ÜRETİCİ YAŞAMI SÜRDÜREMİYOR

Köylerde üreticinin artık yaşamını sürdüremediğine ve kente doğru bir göçe başladığına değinen İncefikir, “Bu hayvanların kesime gönderilmesinin bir nedeni de somut olarak görüyoruz ki, üreteci kazanamadığı ortamda hayvanlarını kesime gönderiyor. Köyden kente doğru göç etmeye başlıyorlar. Yıllardır söylediğimiz küçük aile çiftçiliği bir şekilde hayvancılığın lokomotifiydi. Eskiden köylerde insanların birkaç tane danası olurdu, süt veren inekleri olurdu. Bu artık tamamen kaybolmaya başladı. Bugün en uzak köylere gerçekleştirdiğimiz ziyaretlerde dahi uluslararası firmaların kutulanmış sütleri satılıyor. Buna yumurtayı da dahil edebiliriz. Köylerde üretici artık yaşamını sürdüremiyor ve kente doğru bir göçe başlıyor. Üretici artık çiftçilikten, tarımdan kaçıyor. Üstelik bunu TÜİK rakamlarıyla da görebiliyoruz” ifadelerini kullandı.
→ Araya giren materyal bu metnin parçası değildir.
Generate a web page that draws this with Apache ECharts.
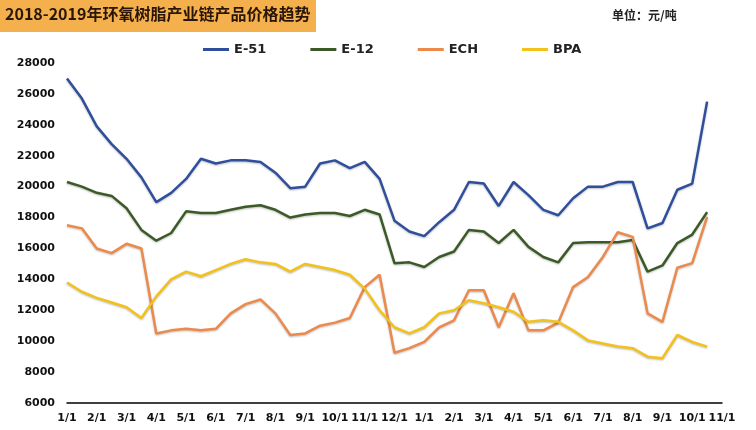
<!DOCTYPE html>
<html>
<head>
<meta charset="utf-8">
<script src="https://cdn.jsdelivr.net/npm/echarts@6/dist/echarts.min.js"></script>
<style>
html,body{margin:0;padding:0;background:#fff;}
#main{width:756px;height:430px;}
</style>
</head>
<body>
<div id="main"></div>
<script>
// 半月一个点，2018/1/1 - 2019/11/1
var dates = ['1/1','','2/1','','3/1','','4/1','','5/1','','6/1','','7/1','','8/1','','9/1','','10/1','','11/1','',
             '12/1','','1/1','','2/1','','3/1','','4/1','','5/1','','6/1','','7/1','','8/1','','9/1','','10/1','','11/1'];

var e51 = [27000,25700,23900,22750,21800,20600,19000,19600,20500,21800,21500,21700,21700,21600,20900,19900,20000,21500,21700,21200,21600,20500,
           17800,17100,16800,17700,18500,20300,20200,18750,20300,19450,18500,18150,19250,20000,20000,20300,20300,17300,17650,19800,20200,25500];
var e12 = [20300,20000,19600,19400,18600,17200,16500,17000,18400,18300,18300,18500,18700,18800,18500,18000,18200,18300,18300,18100,18500,18200,
           15050,15100,14800,15450,15800,17200,17100,16350,17200,16100,15450,15100,16350,16400,16400,16400,16550,14500,14900,16350,16900,18350];
var ech = [17500,17300,16000,15700,16300,16000,10500,10700,10800,10700,10800,11800,12400,12700,11800,10400,10500,11000,11200,11500,13500,14300,
           9250,9550,9950,10900,11350,13300,13300,10900,13100,10700,10700,11200,13500,14150,15450,17050,16750,11800,11250,14750,15050,18050];
var bpa = [13800,13200,12800,12500,12200,11500,12900,14000,14500,14200,14600,15000,15300,15100,15000,14500,15000,14800,14600,14300,13400,12000,
           10900,10500,10900,11800,12000,12650,12450,12200,11900,11250,11350,11250,10700,10050,9850,9650,9550,9000,8900,10400,9950,9650];

var myChart = echarts.init(document.getElementById('main'));

function line(name, data, color){
    return {
        name: name,
        type: 'line',
        data: data,
        symbol: 'none',
        lineStyle: {width: 2.5, color: color, shadowColor: 'rgba(0,0,0,0.25)', shadowBlur: 2, shadowOffsetY: 1},
        itemStyle: {color: color}
    };
}

var option = {
    backgroundColor: '#fff',
    textStyle: {fontFamily: '"Noto Sans CJK SC", "DejaVu Sans", sans-serif'},
    graphic: [
        {type: 'rect', left: 0, top: 0, shape: {width: 316, height: 32}, style: {fill: '#f4b04c'}},
        {type: 'text', left: 5, top: 6, style: {text: '2018-2019年环氧树脂产业链产品价格趋势', font: 'bold 16px "Noto Sans CJK SC"', fill: '#2a1608'}},
        {type: 'text', left: 612, top: 9, style: {text: '单位：元/吨', font: 'bold 12px "Noto Sans CJK SC"', fill: '#222'}}
    ],
    legend: {
        top: 38,
        left: 198,
        itemGap: 44,
        itemWidth: 26,
        itemHeight: 3,
        icon: 'rect',
        textStyle: {fontWeight: 'bold', fontSize: 13, color: '#222', fontFamily: 'DejaVu Sans'},
        data: ['E-51','E-12','ECH','BPA']
    },
    grid: {left: 67, right: 34, top: 63, bottom: 27},
    xAxis: {
        type: 'category',
        boundaryGap: false,
        data: dates,
        axisLine: {lineStyle: {color: '#000', width: 1.5}},
        axisTick: {show: false},
        axisLabel: {interval: 0, fontWeight: 'bold', fontSize: 11, color: '#111', fontFamily: 'DejaVu Sans', margin: 10}
    },
    yAxis: {
        type: 'value',
        min: 6000,
        max: 28000,
        interval: 2000,
        axisLine: {show: false},
        axisTick: {show: false},
        splitLine: {show: false},
        axisLabel: {formatter: function (v) { return String(v); }, fontWeight: 'bold', fontSize: 11, color: '#111', fontFamily: 'DejaVu Sans', margin: 12}
    },
    series: [
        line('E-51', e51, '#2f4f9c'),
        line('E-12', e12, '#3c5a27'),
        line('ECH', ech, '#ec8a4c'),
        line('BPA', bpa, '#f2c21a')
    ]
};

myChart.setOption(option);
</script>
</body>
</html>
GENÇLER BU İŞLERİ YAPMAK İSTEMİYOR

Anne ve babalarının para kazanamadığını, mağdur olduklarını gören gençlerin de hayvancılıkla ilgilenmediğini vurgulayan İncefikir, “Çiftçilik, üreticilik artık gençlerin yapmadığı yapmayacağı bir meslek haline geldi. Çünkü anne babalarının para kazanamadığını, mağdur olduklarını gördüler. Gençler artık bu işleri yapmak istemiyor, dönüp bakmıyorlar bile. Böylelikle hayvancılık ve çiftçilik gittikçe azalıyor.  Hayvancılığın azalmasıyla tarım arazileri de gittikçe azalıyor. Hayvancılık ile tarımsal faaliyetler birbiriyle iç içe. Hayvansal ürünlerin yemlerini üretecek alanlar da yok olmaya başlıyor. Dolayısıyla yemi de ithal etmeye başlıyoruz. Hayvan ithal ederken yem ithal etmeye başlıyoruz dolayısıyla ciddi bir krizle karşı karşıya kalıyoruz” dedi.